The major benefit is that I don't have to remember to commit and push my changes before switching from one computer to another. When I'm leaving work, I'm often in a hurry; when I get home, all of my work comes with me. Same thing applies to travelling with my laptop.

The major problem is that Dropbox occasionally fails. Because I have come to rely heavily upon this setup, a failure causes significant pain. In my experience, Dropbox has failed in 2 ways.

1. I make some changes on computer A. Dropbox screws up when syncing the change to computer B. When I switch to computer B, I discover that the repository on computer B is messed up (HEAD has been updated, but not the working tree; or the local repository is messed up so that 'git status' fails; or something else bizarre). In this situation I must switch back to computer A, move the 'good' repository outside of Dropbox, wait for Dropbox sync to complete, move the repository back into Dropbox, wait for sync to complete, then finally switch back to computer B and wait for Dropbox sync to complete. You can imagine how this process would be extra painful when it requires you to commute back and forth between home and office for each step.

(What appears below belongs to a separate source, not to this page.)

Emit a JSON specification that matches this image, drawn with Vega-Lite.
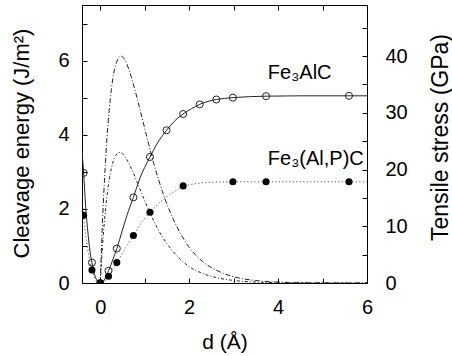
{
  "$schema": "https://vega.github.io/schema/vega-lite/v6.json",
  "width": 285,
  "height": 278,
  "autosize": {"type": "none"},
  "padding": {"left": 82, "top": 5, "right": 85, "bottom": 73},
  "background": "white",
  "config": {
    "view": {"stroke": "black", "strokeWidth": 1},
    "axis": {
      "grid": false,
      "domainColor": "black",
      "tickColor": "black",
      "tickSize": -5,
      "labelColor": "black",
      "titleColor": "black",
      "labelFont": "Liberation Sans",
      "titleFont": "Liberation Sans",
      "labelFontSize": 20,
      "titleFontSize": 21,
      "titleFontWeight": "normal",
      "labelFlush": false,
      "labelOverlap": false,
      "domainWidth": 1,
      "tickWidth": 1
    }
  },
  "datasets": {
    "fe3alc_pts": [
      {"d": -0.373, "E": 2.97}, {"d": -0.186, "E": 0.55}, {"d": 0, "E": 0}, {"d": 0.186, "E": 0.33},
      {"d": 0.373, "E": 0.93}, {"d": 0.746, "E": 2.31}, {"d": 1.119, "E": 3.4}, {"d": 1.492, "E": 4.12},
      {"d": 1.865, "E": 4.56}, {"d": 2.238, "E": 4.82}, {"d": 2.611, "E": 4.95}, {"d": 2.984, "E": 5.0},
      {"d": 3.73, "E": 5.04}, {"d": 5.595, "E": 5.05}
    ],
    "fe3alpc_pts": [
      {"d": -0.373, "E": 1.83}, {"d": -0.186, "E": 0.35}, {"d": 0, "E": 0}, {"d": 0.186, "E": 0.18},
      {"d": 0.373, "E": 0.55}, {"d": 0.746, "E": 1.28}, {"d": 1.119, "E": 1.91}, {"d": 1.865, "E": 2.62},
      {"d": 2.984, "E": 2.73}, {"d": 3.73, "E": 2.73}, {"d": 5.595, "E": 2.73}
    ],
    "fe3alc_line": [
      {"d": -0.41, "E": 3.55}, {"d": -0.373, "E": 2.97}, {"d": -0.33, "E": 2.1}, {"d": -0.28, "E": 1.4},
      {"d": -0.23, "E": 0.86}, {"d": -0.186, "E": 0.55}, {"d": -0.12, "E": 0.2}, {"d": -0.06, "E": 0.045},
      {"d": 0, "E": 0}, {"d": 0.06, "E": 0.04}, {"d": 0.12, "E": 0.14}, {"d": 0.186, "E": 0.33},
      {"d": 0.28, "E": 0.62}, {"d": 0.373, "E": 0.93}, {"d": 0.5, "E": 1.43}, {"d": 0.6, "E": 1.82},
      {"d": 0.746, "E": 2.31}, {"d": 0.9, "E": 2.85}, {"d": 1.0, "E": 3.12}, {"d": 1.119, "E": 3.4},
      {"d": 1.3, "E": 3.8}, {"d": 1.492, "E": 4.12}, {"d": 1.68, "E": 4.38}, {"d": 1.865, "E": 4.56},
      {"d": 2.05, "E": 4.7}, {"d": 2.238, "E": 4.82}, {"d": 2.611, "E": 4.95}, {"d": 2.984, "E": 5.0},
      {"d": 3.73, "E": 5.04}, {"d": 4.5, "E": 5.05}, {"d": 5.595, "E": 5.05}, {"d": 6.0, "E": 5.05}
    ],
    "fe3alpc_line": [
      {"d": -0.41, "E": 2.3}, {"d": -0.373, "E": 1.83}, {"d": -0.33, "E": 1.33}, {"d": -0.28, "E": 0.9},
      {"d": -0.23, "E": 0.56}, {"d": -0.186, "E": 0.35}, {"d": -0.12, "E": 0.12}, {"d": -0.06, "E": 0.03},
      {"d": 0, "E": 0}, {"d": 0.06, "E": 0.02}, {"d": 0.12, "E": 0.08}, {"d": 0.186, "E": 0.18},
      {"d": 0.28, "E": 0.36}, {"d": 0.373, "E": 0.55}, {"d": 0.5, "E": 0.8}, {"d": 0.6, "E": 1.0},
      {"d": 0.746, "E": 1.28}, {"d": 0.9, "E": 1.58}, {"d": 1.0, "E": 1.75}, {"d": 1.119, "E": 1.91},
      {"d": 1.3, "E": 2.13}, {"d": 1.5, "E": 2.33}, {"d": 1.68, "E": 2.48}, {"d": 1.865, "E": 2.6},
      {"d": 2.1, "E": 2.67}, {"d": 2.4, "E": 2.71}, {"d": 2.984, "E": 2.73}, {"d": 3.73, "E": 2.73},
      {"d": 5.595, "E": 2.73}, {"d": 6.0, "E": 2.73}
    ],
    "fe3alc_S": [
      {"d": 0, "S": 0}, {"d": 0.05, "S": 10.5}, {"d": 0.1, "S": 18.8}, {"d": 0.15, "S": 25.4},
      {"d": 0.2, "S": 30.4}, {"d": 0.25, "S": 34.1}, {"d": 0.3, "S": 36.8}, {"d": 0.35, "S": 38.5},
      {"d": 0.4, "S": 39.5}, {"d": 0.465, "S": 40.0}, {"d": 0.55, "S": 39.4}, {"d": 0.65, "S": 37.5},
      {"d": 0.75, "S": 34.9}, {"d": 0.9, "S": 30.4}, {"d": 1.05, "S": 25.7}, {"d": 1.2, "S": 21.2},
      {"d": 1.4, "S": 16.1}, {"d": 1.6, "S": 12.0}, {"d": 1.8, "S": 8.8}, {"d": 2.0, "S": 6.3},
      {"d": 2.3, "S": 3.8}, {"d": 2.6, "S": 2.3}, {"d": 3.0, "S": 1.1}, {"d": 3.5, "S": 0.44},
      {"d": 4.0, "S": 0.17}, {"d": 4.5, "S": 0.06}, {"d": 5.0, "S": 0.02}, {"d": 6.0, "S": 0}
    ],
    "fe3alpc_S": [
      {"d": 0, "S": 0}, {"d": 0.05, "S": 6.4}, {"d": 0.1, "S": 11.4}, {"d": 0.15, "S": 15.2},
      {"d": 0.2, "S": 18.1}, {"d": 0.25, "S": 20.2}, {"d": 0.3, "S": 21.6}, {"d": 0.35, "S": 22.5},
      {"d": 0.437, "S": 23.0}, {"d": 0.5, "S": 22.8}, {"d": 0.6, "S": 21.7}, {"d": 0.7, "S": 20.2},
      {"d": 0.85, "S": 17.4}, {"d": 1.0, "S": 14.5}, {"d": 1.2, "S": 11.0}, {"d": 1.4, "S": 8.1},
      {"d": 1.6, "S": 5.9}, {"d": 1.8, "S": 4.2}, {"d": 2.0, "S": 2.9}, {"d": 2.3, "S": 1.7},
      {"d": 2.6, "S": 0.97}, {"d": 3.0, "S": 0.45}, {"d": 3.5, "S": 0.17}, {"d": 4.0, "S": 0.06},
      {"d": 5.0, "S": 0.01}, {"d": 6.0, "S": 0}
    ],
    "labels": [
      {"d": 3.77, "E": 5.5, "label": "Fe₃AlC"},
      {"d": 3.77, "E": 3.18, "label": "Fe₃(Al,P)C"}
    ]
  },
  "layer": [
    {
      "encoding": {
        "x": {
          "field": "d", "type": "quantitative",
          "scale": {"domain": [-0.41, 6], "nice": false, "zero": false},
          "axis": {
            "orient": "bottom", "values": [0, 1, 2, 3, 4, 5, 6],
            "labelExpr": "datum.value % 2 === 0 ? datum.label : ''",
            "labelPadding": 19,
            "title": "d (Å)", "titleX": 142.5, "titleY": 65,
            "titleBaseline": "alphabetic", "titleAlign": "center"
          }
        },
        "y": {
          "field": "E", "type": "quantitative",
          "scale": {"domain": [0, 7.5], "nice": false, "zero": false},
          "axis": {
            "orient": "left", "values": [0, 1, 2, 3, 4, 5, 6, 7],
            "labelExpr": "datum.value % 2 === 0 ? datum.label : ''",
            "labelPadding": 18,
            "title": "Cleavage energy (J/m²)", "titleAngle": -90, "titleFontSize": 22,
            "titleX": -61, "titleY": 138, "titleBaseline": "middle", "titleAlign": "center"
          }
        }
      },
      "layer": [
        {"data": {"name": "fe3alc_line"}, "mark": {"type": "line", "interpolate": "monotone", "stroke": "#222", "strokeWidth": 1, "clip": true}},
        {"data": {"name": "fe3alpc_line"}, "mark": {"type": "line", "interpolate": "monotone", "stroke": "#333", "strokeWidth": 1, "strokeDash": [1, 2.5], "clip": true}},
        {"data": {"name": "fe3alc_pts"}, "mark": {"type": "point", "shape": "circle", "filled": false, "stroke": "#222", "strokeWidth": 1, "size": 50, "opacity": 1, "clip": true}},
        {"data": {"name": "fe3alpc_pts"}, "mark": {"type": "circle", "color": "black", "opacity": 1, "size": 50, "clip": true}},
        {"data": {"name": "labels"}, "mark": {"type": "text", "align": "left", "baseline": "alphabetic", "fontSize": 20, "font": "Liberation Sans", "color": "black"}, "encoding": {"text": {"field": "label"}}}
      ]
    },
    {
      "encoding": {
        "x": {
          "field": "d", "type": "quantitative",
          "scale": {"domain": [-0.41, 6], "nice": false, "zero": false},
          "axis": {"orient": "top", "values": [0, 1, 2, 3, 4, 5, 6], "labels": false, "title": null}
        },
        "y": {
          "field": "S", "type": "quantitative",
          "scale": {"domain": [0, 49], "nice": false, "zero": false},
          "axis": {
            "orient": "right", "values": [0, 5, 10, 15, 20, 25, 30, 35, 40, 45],
            "labelExpr": "datum.value % 10 === 0 ? datum.label : ''",
            "labelPadding": 23,
            "title": "Tensile stress (GPa)", "titleAngle": -90, "titleFontSize": 23,
            "titleX": 73, "titleY": 132, "titleBaseline": "middle", "titleAlign": "center"
          }
        }
      },
      "layer": [
        {"data": {"name": "fe3alc_S"}, "mark": {"type": "line", "interpolate": "monotone", "stroke": "#222", "strokeWidth": 1, "strokeDash": [5, 2, 1, 2], "clip": true}},
        {"data": {"name": "fe3alpc_S"}, "mark": {"type": "line", "interpolate": "monotone", "stroke": "#222", "strokeWidth": 1, "strokeDash": [3, 2, 1, 2], "clip": true}}
      ]
    }
  ],
  "resolve": {"scale": {"y": "independent"}, "axis": {"x": "independent"}}
}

2. I make some changes on computer A. Dropbox has silently stopped syncing the repository on computer A. When I switch to computer B, I discover that none of the changes made on computer A have synced. In this situation, restarting Computer A usually causes the Dropbox sync to resume. Troubleshooting this situation follows a similar course to situation 1.

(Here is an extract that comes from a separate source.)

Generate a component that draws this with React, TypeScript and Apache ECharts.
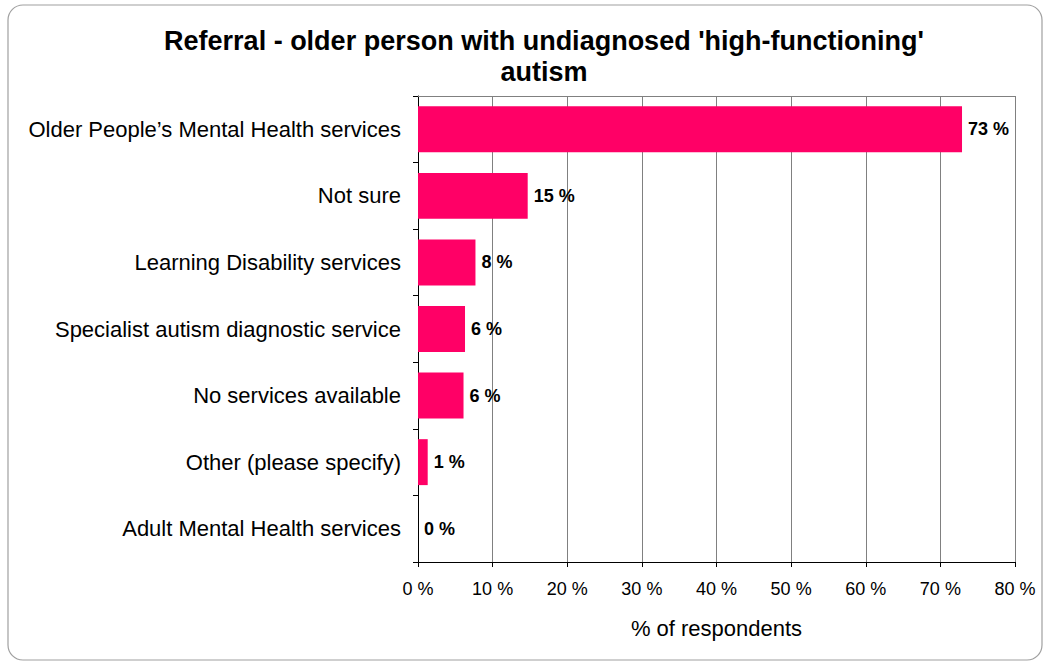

I have communicated with Dropbox support extensively about Situation 2, and I believe that it is related to the '10,000 folder limit' for Dropbox on Linux. See the section "Monitoring more than 10000 folders" on this page:

https://www.dropbox.com/help/145/en

Git uses a very large number of folders (usually around 1500) for each repository. This does not play well with Dropbox on Linux. When Situation 2 occurs, Dropbox gives every indication that it is working correctly; files that are not syncing show the "green checkmark", and the Dropbox tray icon shows "All files up to date". Troubleshooting Situation 2 was a thoroughly enraging experience.

A good precaution is to push your personal working branch to GitHub (or your remote repository of choice) as a backup when using this setup. Treat this remote branch as disposable; if you rebase your working branch, you can just delete the remote branch and push your rebased branch (`git push origin :my-working-branch`, `git push origin my-working-branch`).

So, there have been some serious issues, but altogether I am very happy with my setup. I like the flexibility of not having to commit and push changes when I'm switching from one computer to another, and in general I feel the daily benefits have outweighed the occasional problems.